I don't have to remind the honourable member of the Ocean Ranger, and I certainly don't have to remind the honourable member of Cougar 491. They have left indelible marks on our province. I remember being a paper boy delivering that newspaper, the Evening Telegram, with that headline.
I remember that one of my neighbours was a man who had received one of the distress calls and how he didn't leave his house for a week. His newspapers just kept piling up. I remember delivering those papers because I remember my street had a lot of older people who waited all day for their newspaper to be delivered and stood in their door just waiting to see that paper to make it real for them. It shook us to the core and that continues to this day.
When you look at Cougar 491 and that crash, it just reminded us all of how important safety is in what is still a very dangerous business. It is one where all hands are completely committed to the highest safety regulations. I can't say that enough about the unions. I can't say that enough about the principals who were out their drilling the oil. I can't say that enough about government.

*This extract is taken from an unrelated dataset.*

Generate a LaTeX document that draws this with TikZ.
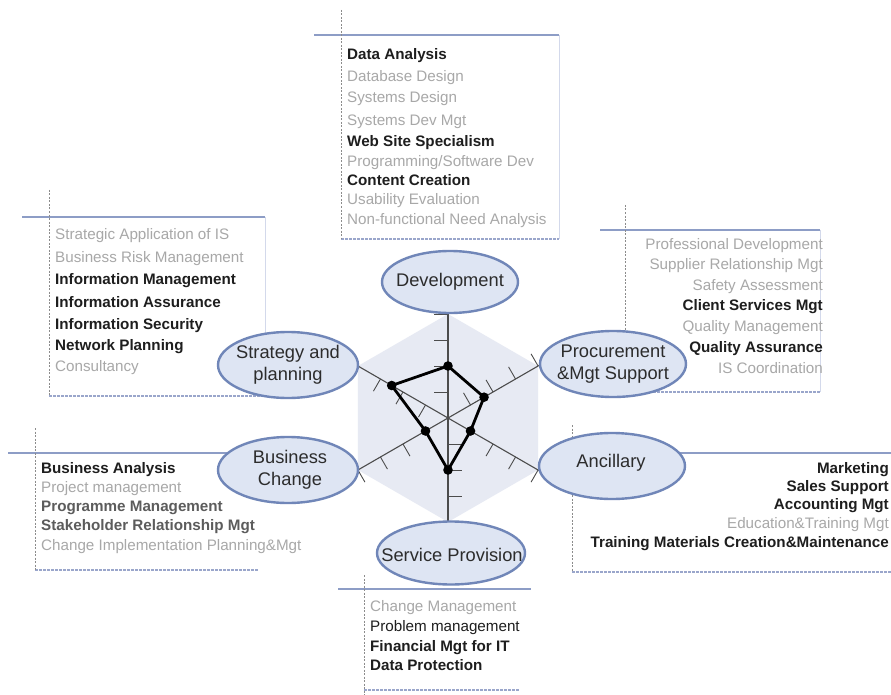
\documentclass[tikz,border=0pt]{standalone}
\usepackage{fontspec}
\setmainfont{Liberation Sans}
\usetikzlibrary{calc,shapes.geometric}

\definecolor{topbarblue}{HTML}{8D9DC6}
\definecolor{botbarblue}{HTML}{9AA6CB}
\definecolor{guidegrey}{HTML}{8C8C8C}
\definecolor{rimblue}{HTML}{D3D9EB}
\definecolor{skillgrey}{HTML}{A8A8A8}
\definecolor{skilldark}{HTML}{1E1E1E}
\definecolor{skillmid}{HTML}{5C5C5C}
\definecolor{ovalfill}{HTML}{DEE5F3}
\definecolor{ovaldraw}{HTML}{7086B8}
\definecolor{ovalink}{HTML}{2C2C2C}
\definecolor{hexfill}{HTML}{E7EAF3}
\definecolor{axisgrey}{HTML}{4C4C4C}

\newcommand\skillfont{\fontsize{15.2}{18}\selectfont}
\newcommand\ovalfont{\fontsize{18.3}{21.5}\selectfont}

\begin{document}
\begin{tikzpicture}[x=1pt,y=-1pt,
  topbar/.style={draw=topbarblue,line width=2pt},
  botbar/.style={draw=botbarblue,line width=2pt,dash pattern=on 3pt off 1pt},
  guide/.style={draw=guidegrey,line width=0.9pt,dash pattern=on 2pt off 1.5pt},
  rim/.style={draw=rimblue,line width=0.8pt},
  skill/.style={inner sep=0pt,anchor=mid west,font=\skillfont,text=skillgrey},
  strong/.style={skill,font=\skillfont\bfseries,text=skilldark},
  midstrong/.style={skill,font=\skillfont\bfseries,text=skillmid},
  plain/.style={skill,text=skilldark},
  flush/.style={anchor=mid east},
  oval/.style={ellipse,draw=ovaldraw,line width=2.4pt,fill=ovalfill,inner sep=0pt},
  ovaltext/.style={align=center,font=\ovalfont,text=ovalink,inner sep=0pt},
  axisline/.style={draw=axisgrey,line width=1.1pt},
  tickline/.style={draw=axisgrey,line width=0.9pt},
  datapoly/.style={draw=black,line width=2.8pt,line join=round},
  datadot/.style={fill=black}]

\useasboundingbox (0,0) rectangle (891,695);
\fill[white] (0,0) rectangle (891,695);

% ---------- skill lists: frames ----------
% Development
\draw[topbar] (314,35) -- (559,35);
\draw[rim] (559,35) -- (559,239);
\draw[botbar] (341,239) -- (559,239);
\draw[guide] (341,10) -- (341,239);
% Strategy and planning
\draw[topbar] (22,217) -- (265,217);
\draw[rim] (265,217) -- (265,345);
\draw[botbar] (49,396) -- (300,396);
\draw[guide] (49,190) -- (49,396);
% Procurement & Mgt Support
\draw[topbar] (600,230) -- (820,230);
\draw[rim] (820,230) -- (820,392);
\draw[botbar] (625,392) -- (820,392);
\draw[guide] (625,205) -- (625,392);
% Business Change
\draw[topbar] (8,453) -- (260,453);
\draw[botbar] (35,570) -- (258,570);
\draw[guide] (35,428) -- (35,570);
% Ancillary
\draw[topbar] (660,453) -- (891,453);
\draw[botbar] (572,572) -- (891,572);
\draw[guide] (572,425) -- (572,572);
% Service Provision
\draw[topbar] (338,589) -- (531,589);
\draw[botbar] (364,690) -- (520,690);
\draw[guide] (364,575) -- (364,695);

% ---------- radar chart ----------
\begin{scope}[shift={(448,418)},yscale=-1]
  \coordinate (c) at (0,0);
  \fill[hexfill] (90:104) -- (30:104) -- (-30:104) -- (-90:104) -- (-150:104) -- (150:104) -- cycle;
  % axis ends (hidden under the ovals)
  \coordinate (eDev)   at (90:112);
  \coordinate (eProc)  at (30:112);
  \coordinate (eAnc)   at (-30:112);
  \coordinate (eServ)  at (-90:112);
  \coordinate (eBC)    at (210:112);
  \coordinate (eStrat) at (150:112);
  \foreach \e in {eDev,eProc,eAnc,eServ,eBC,eStrat}
    \draw[axisline] (c) -- (\e);
  % scale ticks, one unit = 26
  \foreach \ang/\side in {90/180,30/120,-30/-120,-90/0,210/300,150/240}
    \foreach \k in {1,...,4}
      \draw[tickline] (\ang:{26*\k}) -- ++(\side:14);
  % scores
  \coordinate (pDev)   at (90:52);
  \coordinate (pProc)  at (30:41.6);
  \coordinate (pAnc)   at (-30:26);
  \coordinate (pServ)  at (-90:52);
  \coordinate (pBC)    at (210:26);
  \coordinate (pStrat) at (150:65);
  \draw[datapoly] (pDev) -- (pProc) -- (pAnc) -- (pServ) -- (pBC) -- (pStrat) -- cycle;
  \foreach \p in {pDev,pProc,pAnc,pServ,pBC,pStrat}
    \fill[datadot] (\p) circle (4.8);
\end{scope}

% ---------- category ovals ----------
\node[oval,minimum width=136,minimum height=62] (dev) at (450,282) {};
\node[ovaltext] (devt) at (dev) {Development};
\node[oval,minimum width=140,minimum height=66] (strat) at (288,365) {};
\node[ovaltext] (stratt) at (strat) {Strategy and\\planning};
\node[oval,minimum width=146,minimum height=66] (proc) at (613,364) {};
\node[ovaltext] (proct) at (proc) {Procurement\\\&Mgt Support};
\node[oval,minimum width=140,minimum height=66] (bc) at (288,470) {};
\node[ovaltext] (bct) at (290,470) {Business\\Change};
\node[oval,minimum width=146,minimum height=66] (anc) at (612,466) {};
\node[ovaltext] (anct) at (611,463) {Ancillary};
\node[oval,minimum width=148,minimum height=63] (serv) at (451,553) {};
\node[ovaltext] (servt) at (452,555) {Service Provision};

% ---------- skill lists: entries ----------
% Development
\node[strong] (dv1) at (347,57)  {Data Analysis};
\node[skill]  (dv2) at (347,79)  {Database Design};
\node[skill]  (dv3) at (347,100) {Systems Design};
\node[skill]  (dv4) at (347,123) {Systems Dev Mgt};
\node[strong] (dv5) at (347,144) {Web Site Specialism};
\node[skill]  (dv6) at (347,164) {Programming/Software Dev};
\node[strong] (dv7) at (347,183) {Content Creation};
\node[skill]  (dv8) at (347,202) {Usability Evaluation};
\node[skill]  (dv9) at (347,222) {Non-functional Need Analysis};
% Strategy and planning
\node[skill]  (sp1) at (55,237) {Strategic Application of IS};
\node[skill]  (sp2) at (55,260) {Business Risk Management};
\node[strong] (sp3) at (55,282) {Information Management};
\node[strong] (sp4) at (55,305) {Information Assurance};
\node[strong] (sp5) at (55,327) {Information Security};
\node[strong] (sp6) at (55,348) {Network Planning};
\node[skill]  (sp7) at (55,369) {Consultancy};
% Procurement & Mgt Support
\node[skill,flush]  (pm1) at (823,247) {Professional Development};
\node[skill,flush]  (pm2) at (823,267) {Supplier Relationship Mgt};
\node[skill,flush]  (pm3) at (823,288) {Safety Assessment};
\node[strong,flush] (pm4) at (823,308) {Client Services Mgt};
\node[skill,flush]  (pm5) at (823,329) {Quality Management};
\node[strong,flush] (pm6) at (823,350) {Quality Assurance};
\node[skill,flush]  (pm7) at (823,371) {IS Coordination};
% Business Change
\node[strong]    (bc1) at (41,471) {Business Analysis};
\node[skill]     (bc2) at (41,490) {Project management};
\node[midstrong] (bc3) at (41,509) {Programme Management};
\node[midstrong] (bc4) at (41,528) {Stakeholder Relationship Mgt};
\node[skill]     (bc5) at (41,548) {Change Implementation Planning\&Mgt};
% Ancillary
\node[strong,flush] (an1) at (889,471) {Marketing};
\node[strong,flush] (an2) at (889,489) {Sales Support};
\node[strong,flush] (an3) at (889,507) {Accounting Mgt};
\node[skill,flush]  (an4) at (889,526) {Education\&Training Mgt};
\node[strong,flush] (an5) at (889,545) {Training Materials Creation\&Maintenance};
% Service Provision
\node[skill]  (sv1) at (370,609) {Change Management};
\node[plain]  (sv2) at (370,629) {Problem management};
\node[strong] (sv3) at (370,649) {Financial Mgt for IT};
\node[strong] (sv4) at (370,668) {Data Protection};
\end{tikzpicture}
\end{document}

But, it is really important, particularly in the wake of the recommendations after the crash of Cougar 491, that those regulations be updated and that all hands agree on what they should be and that we enforce them. This is a major step forward in that direction, building on a long and proud history now of some 30 years of working in the North Atlantic in the offshore in what ExxonMobil Canada calls the harshest environment they operate in. You can only operate in a harsh environment like that if everybody understands what a priority safety is, and that this is the only way it's going to work. We feel now that all our people there will be best served by the absolute most up-to-date safety regulations held and enforced by everybody involved.